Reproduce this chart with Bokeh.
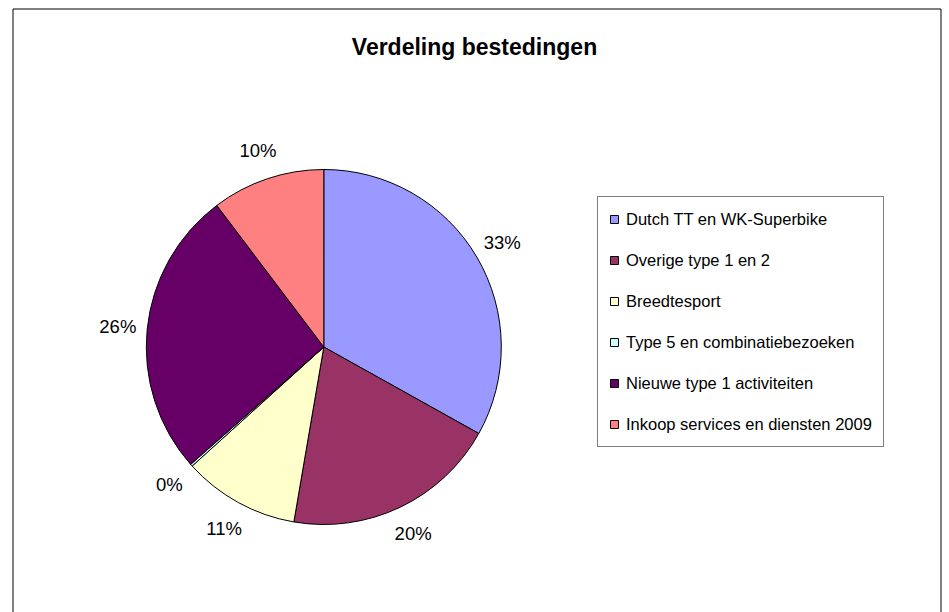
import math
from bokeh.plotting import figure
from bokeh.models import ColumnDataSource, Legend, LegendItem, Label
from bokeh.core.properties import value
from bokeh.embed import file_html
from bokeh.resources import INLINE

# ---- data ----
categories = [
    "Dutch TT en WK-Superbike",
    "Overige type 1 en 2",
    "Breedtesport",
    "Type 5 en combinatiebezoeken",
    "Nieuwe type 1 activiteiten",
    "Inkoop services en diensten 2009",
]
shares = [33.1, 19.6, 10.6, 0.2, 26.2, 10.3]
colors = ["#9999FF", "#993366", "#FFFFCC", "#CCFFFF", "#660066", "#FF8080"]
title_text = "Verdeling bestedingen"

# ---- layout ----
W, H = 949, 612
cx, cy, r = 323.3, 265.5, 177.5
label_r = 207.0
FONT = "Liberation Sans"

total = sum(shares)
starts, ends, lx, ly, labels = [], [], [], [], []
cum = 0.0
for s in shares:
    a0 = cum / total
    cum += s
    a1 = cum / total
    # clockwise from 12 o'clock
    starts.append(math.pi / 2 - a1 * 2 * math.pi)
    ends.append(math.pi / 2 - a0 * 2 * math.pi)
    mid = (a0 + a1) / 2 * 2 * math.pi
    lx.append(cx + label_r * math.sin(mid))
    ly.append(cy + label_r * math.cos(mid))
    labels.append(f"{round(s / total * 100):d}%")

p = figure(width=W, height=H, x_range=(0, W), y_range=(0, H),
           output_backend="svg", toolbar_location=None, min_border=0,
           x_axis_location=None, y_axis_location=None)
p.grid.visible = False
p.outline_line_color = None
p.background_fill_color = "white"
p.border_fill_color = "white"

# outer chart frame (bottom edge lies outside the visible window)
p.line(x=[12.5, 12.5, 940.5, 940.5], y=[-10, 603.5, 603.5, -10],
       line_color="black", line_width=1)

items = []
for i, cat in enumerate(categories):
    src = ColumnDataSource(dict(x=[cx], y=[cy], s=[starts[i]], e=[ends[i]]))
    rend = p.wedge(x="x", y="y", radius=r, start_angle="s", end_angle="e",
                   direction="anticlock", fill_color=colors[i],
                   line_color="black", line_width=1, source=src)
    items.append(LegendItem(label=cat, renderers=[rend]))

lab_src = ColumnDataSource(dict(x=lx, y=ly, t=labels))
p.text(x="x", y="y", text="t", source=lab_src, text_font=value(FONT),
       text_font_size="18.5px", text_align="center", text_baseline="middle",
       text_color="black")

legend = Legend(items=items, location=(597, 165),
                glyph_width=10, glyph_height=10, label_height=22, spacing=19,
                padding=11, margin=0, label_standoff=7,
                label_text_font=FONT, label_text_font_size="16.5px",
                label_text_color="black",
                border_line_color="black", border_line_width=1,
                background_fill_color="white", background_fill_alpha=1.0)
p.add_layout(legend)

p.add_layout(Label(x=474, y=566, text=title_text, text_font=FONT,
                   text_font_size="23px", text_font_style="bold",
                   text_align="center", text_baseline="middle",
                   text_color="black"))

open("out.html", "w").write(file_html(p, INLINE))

> _Task description_
Reproduce the full material exactly, excluding the pictures.

> _Output of the task_
Reproduce this chart with Bokeh.
import math
from bokeh.plotting import figure
from bokeh.models import ColumnDataSource, Legend, LegendItem, Label
from bokeh.core.properties import value
from bokeh.embed import file_html
from bokeh.resources import INLINE

# ---- data ----
categories = [
    "Dutch TT en WK-Superbike",
    "Overige type 1 en 2",
    "Breedtesport",
    "Type 5 en combinatiebezoeken",
    "Nieuwe type 1 activiteiten",
    "Inkoop services en diensten 2009",
]
shares = [33.1, 19.6, 10.6, 0.2, 26.2, 10.3]
colors = ["#9999FF", "#993366", "#FFFFCC", "#CCFFFF", "#660066", "#FF8080"]
title_text = "Verdeling bestedingen"

# ---- layout ----
W, H = 949, 612
cx, cy, r = 323.3, 265.5, 177.5
label_r = 207.0
FONT = "Liberation Sans"

total = sum(shares)
starts, ends, lx, ly, labels = [], [], [], [], []
cum = 0.0
for s in shares:
    a0 = cum / total
    cum += s
    a1 = cum / total
    # clockwise from 12 o'clock
    starts.append(math.pi / 2 - a1 * 2 * math.pi)
    ends.append(math.pi / 2 - a0 * 2 * math.pi)
    mid = (a0 + a1) / 2 * 2 * math.pi
    lx.append(cx + label_r * math.sin(mid))
    ly.append(cy + label_r * math.cos(mid))
    labels.append(f"{round(s / total * 100):d}%")

p = figure(width=W, height=H, x_range=(0, W), y_range=(0, H),
           output_backend="svg", toolbar_location=None, min_border=0,
           x_axis_location=None, y_axis_location=None)
p.grid.visible = False
p.outline_line_color = None
p.background_fill_color = "white"
p.border_fill_color = "white"

# outer chart frame (bottom edge lies outside the visible window)
p.line(x=[12.5, 12.5, 940.5, 940.5], y=[-10, 603.5, 603.5, -10],
       line_color="black", line_width=1)

items = []
for i, cat in enumerate(categories):
    src = ColumnDataSource(dict(x=[cx], y=[cy], s=[starts[i]], e=[ends[i]]))
    rend = p.wedge(x="x", y="y", radius=r, start_angle="s", end_angle="e",
                   direction="anticlock", fill_color=colors[i],
                   line_color="black", line_width=1, source=src)
    items.append(LegendItem(label=cat, renderers=[rend]))

lab_src = ColumnDataSource(dict(x=lx, y=ly, t=labels))
p.text(x="x", y="y", text="t", source=lab_src, text_font=value(FONT),
       text_font_size="18.5px", text_align="center", text_baseline="middle",
       text_color="black")

legend = Legend(items=items, location=(597, 165),
                glyph_width=10, glyph_height=10, label_height=22, spacing=19,
                padding=11, margin=0, label_standoff=7,
                label_text_font=FONT, label_text_font_size="16.5px",
                label_text_color="black",
                border_line_color="black", border_line_width=1,
                background_fill_color="white", background_fill_alpha=1.0)
p.add_layout(legend)

p.add_layout(Label(x=474, y=566, text=title_text, text_font=FONT,
                   text_font_size="23px", text_font_style="bold",
                   text_align="center", text_baseline="middle",
                   text_color="black"))

open("out.html", "w").write(file_html(p, INLINE))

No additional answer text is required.